- 6 years ago
So, I am posting anonymously because I have a few friends who know my account information and I don’t want them to see/know about this.
Here is the story (also this is long…sorry):
When I was in 15 I studied abroad for a semester. Before I left, a boy who I was acquainted with wrote me a very sweet note. He clearly had a crush on me at that time.
Needless to say, we became penpals. We wrote to each other extensively during HS and were very close. As I became serious with my Fiance we talked less and less because I was pre-occupied with other things (clearly) and he was too.
However, my penpal came into town about a month ago. It’s the first time I’ve seen him in 10 years. I would never say I believed in love at first sight…but Bee’s…I don’t know what it was!! I haven’t laughed that much in SO long and he was clearly so intelligent, and thoughtful, and sensitive and cute too!! When we seperated, the first thing I did was call my best friend and gush. (FYI: I did not experience this with my Fiance, I would say my Fiance won me over by being so wonderful over and over again)
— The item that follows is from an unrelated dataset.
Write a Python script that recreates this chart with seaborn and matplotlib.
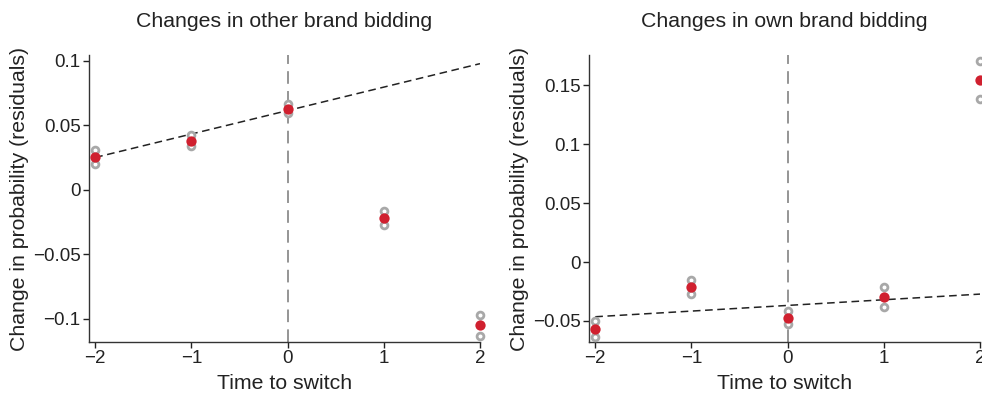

So, I’m NOT breaking off my wedding. I know nothing will happen with this penpal…Beyond the logistics of Penpal living in another country, I’ ve committed myself to my Fiance. My Fiance is loving, thoughtful, committed, and respectful. We have a history and he’s REALLY been there for me. That is worth more than anything.
However, it’s been a month and I STILL can’t stop thinking about Penpal. I keep fantasizing about him and the clear connection between us when we met, and the connection that he must have sensed when I was 15. I sent him a few links I thought he’d like and he wrote me a nice email today, but that is the extent to which we’ve been in touch since he left. (Also, I was super excited to open his email, more than I should have been)
On the one hand I feel like I should cut off communication with him so I can “get over him”, but on the other hand Penpal and I have such history, I feel like it would be such a shame. I also think it would be creating drama where it doesn’t need to exist, especially because he’s being really respectful of my relationship with Fiance (Although Penpal did look super sad when we said goodbye.)
I also am of half a mind to tell Penpal how I feel so I can get it off my chest and out into the open (saying: I’m engaged, nothing is going to happen, but I want you to know). But, I think that would be really disrespectful to Fiance.
I don’t know Bee’s. I know this is an extra-ordinary circumstance but has anything like this happened to anyone? Is this cold feet? What do you all think? Will this infatuation fade over time? Should I steer clear of communication or just play it cool?